◆ Problem
Identify the lines that contain the string "React" and copy all of them.

◆ Data extract
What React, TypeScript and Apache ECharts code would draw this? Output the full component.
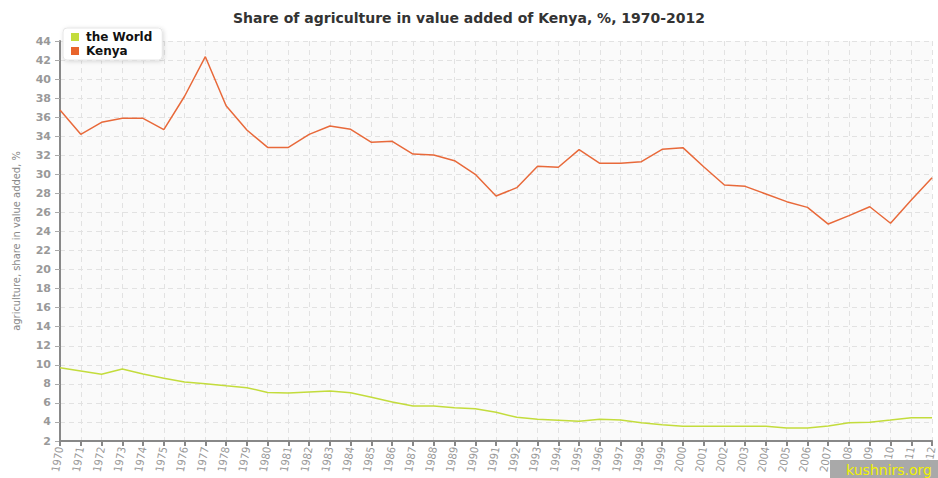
import React, { useEffect, useRef } from "react";
import * as echarts from "echarts";

const years: string[] = [];
for (let y = 1970; y <= 2012; y++) years.push(String(y));

const worldValues = [
  9.7, 9.35, 9.0, 9.56, 9.03, 8.6, 8.2, 8.02, 7.8, 7.6,
  7.1, 7.04, 7.15, 7.25, 7.07, 6.59, 6.1, 5.67, 5.67, 5.5,
  5.39, 5.01, 4.49, 4.28, 4.17, 4.07, 4.28, 4.2, 3.92, 3.71,
  3.54, 3.54, 3.54, 3.54, 3.54, 3.36, 3.36, 3.57, 3.92, 3.96,
  4.2, 4.45, 4.45,
];

const kenyaValues = [
  36.75, 34.2, 35.46, 35.88, 35.88, 34.69, 38.2, 42.35, 37.2, 34.65,
  32.83, 32.83, 34.2, 35.07, 34.73, 33.36, 33.47, 32.13, 32.03, 31.43,
  30.0, 27.72, 28.6, 30.84, 30.74, 32.59, 31.16, 31.16, 31.33, 32.63,
  32.8, 30.8, 28.88, 28.74, 27.93, 27.13, 26.53, 24.78, 25.66, 26.6,
  24.86, 27.3, 29.65,
];

const seriesNames = ["the World", "Kenya"];
const titleText = "Share of agriculture in value added of Kenya, %, 1970-2012";
const yAxisName = "agriculture, share in value added, %";
const watermark = "kushnirs.org";

export default function App() {
  const ref = useRef<HTMLDivElement>(null);
  useEffect(() => {
    if (!ref.current) return;
    const chart = echarts.init(ref.current, undefined, { renderer: "svg" });
    const gridColor = "#e2e2e2";
    chart.setOption({
      animation: false,
      backgroundColor: "#ffffff",
      title: {
        text: titleText,
        left: "center",
        top: 6,
        textStyle: {
          fontFamily: "DejaVu Sans",
          fontSize: 14,
          fontWeight: "bold",
          color: "#333",
        },
      },
      legend: {
        data: seriesNames,
        orient: "vertical",
        left: 63,
        top: 28,
        icon: "rect",
        itemWidth: 8,
        itemHeight: 8,
        itemGap: 2,
        padding: [3, 10, 3, 8],
        backgroundColor: "#ffffff",
        borderColor: "#e6e6e6",
        borderWidth: 1,
        borderRadius: 4,
        shadowBlur: 4,
        shadowColor: "rgba(0,0,0,0.15)",
        shadowOffsetX: 1,
        shadowOffsetY: 1,
        textStyle: {
          fontFamily: "DejaVu Sans",
          fontSize: 12,
          fontWeight: "bold",
          color: "#111",
          padding: [0, 0, 0, 2],
        },
      },
      grid: {
        left: 60,
        right: 5,
        top: 41,
        bottom: 37,
        show: true,
        backgroundColor: "#fafafa",
        borderWidth: 0,
      },
      xAxis: {
        type: "category",
        data: years,
        boundaryGap: false,
        axisLine: { lineStyle: { color: "#888", width: 2 } },
        axisTick: { show: true, length: 5, lineStyle: { color: "#888", width: 2 } },
        axisLabel: {
          rotate: 80,
          interval: 0,
          color: "#999",
          fontFamily: "DejaVu Sans Condensed",
          fontSize: 11,
          margin: 6,
        },
        splitLine: {
          show: true,
          lineStyle: { color: gridColor, type: [5, 4], width: 1 },
        },
      },
      yAxis: {
        type: "value",
        min: 2,
        max: 44,
        interval: 2,
        name: yAxisName,
        nameLocation: "middle",
        nameGap: 38,
        nameRotate: 90,
        nameTextStyle: {
          color: "#888",
          fontFamily: "DejaVu Sans Condensed",
          fontSize: 11,
        },
        axisLine: { show: true, lineStyle: { color: "#888", width: 2 } },
        axisTick: { show: true, length: 5, lineStyle: { color: "#aaa", width: 1 } },
        axisLabel: {
          color: "#999",
          fontFamily: "DejaVu Sans",
          fontSize: 11,
          fontWeight: "bold",
          margin: 9,
        },
        splitLine: {
          show: true,
          lineStyle: { color: gridColor, type: [5, 4], width: 1 },
        },
      },
      series: [
        {
          name: seriesNames[0],
          type: "line",
          data: worldValues,
          showSymbol: false,
          symbol: "none",
          lineStyle: { color: "#c3dc3c", width: 1.5 },
          itemStyle: { color: "#c3dc3c" },
        },
        {
          name: seriesNames[1],
          type: "line",
          data: kenyaValues,
          showSymbol: false,
          symbol: "none",
          lineStyle: { color: "#e8693a", width: 1.5 },
          itemStyle: { color: "#e8642c" },
        },
      ],
      graphic: [
        {
          type: "rect",
          right: 0,
          bottom: 0,
          shape: { width: 108, height: 18 },
          style: { fill: "#a9a9a9" },
          z: 100,
        },
        {
          type: "text",
          right: 6,
          bottom: 1,
          style: {
            text: watermark,
            fill: "#f2f200",
            fontFamily: "DejaVu Sans",
            fontSize: 14,
          },
          z: 101,
        },
      ],
    });
    return () => chart.dispose();
  }, []);
  return <div ref={ref} style={{ width: 938, height: 478, position: "absolute", left: 0, top: 0 }} />;
}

◆ Exercise solution
What React, TypeScript and Apache ECharts code would draw this? Output the full component.
import React, { useEffect, useRef } from "react";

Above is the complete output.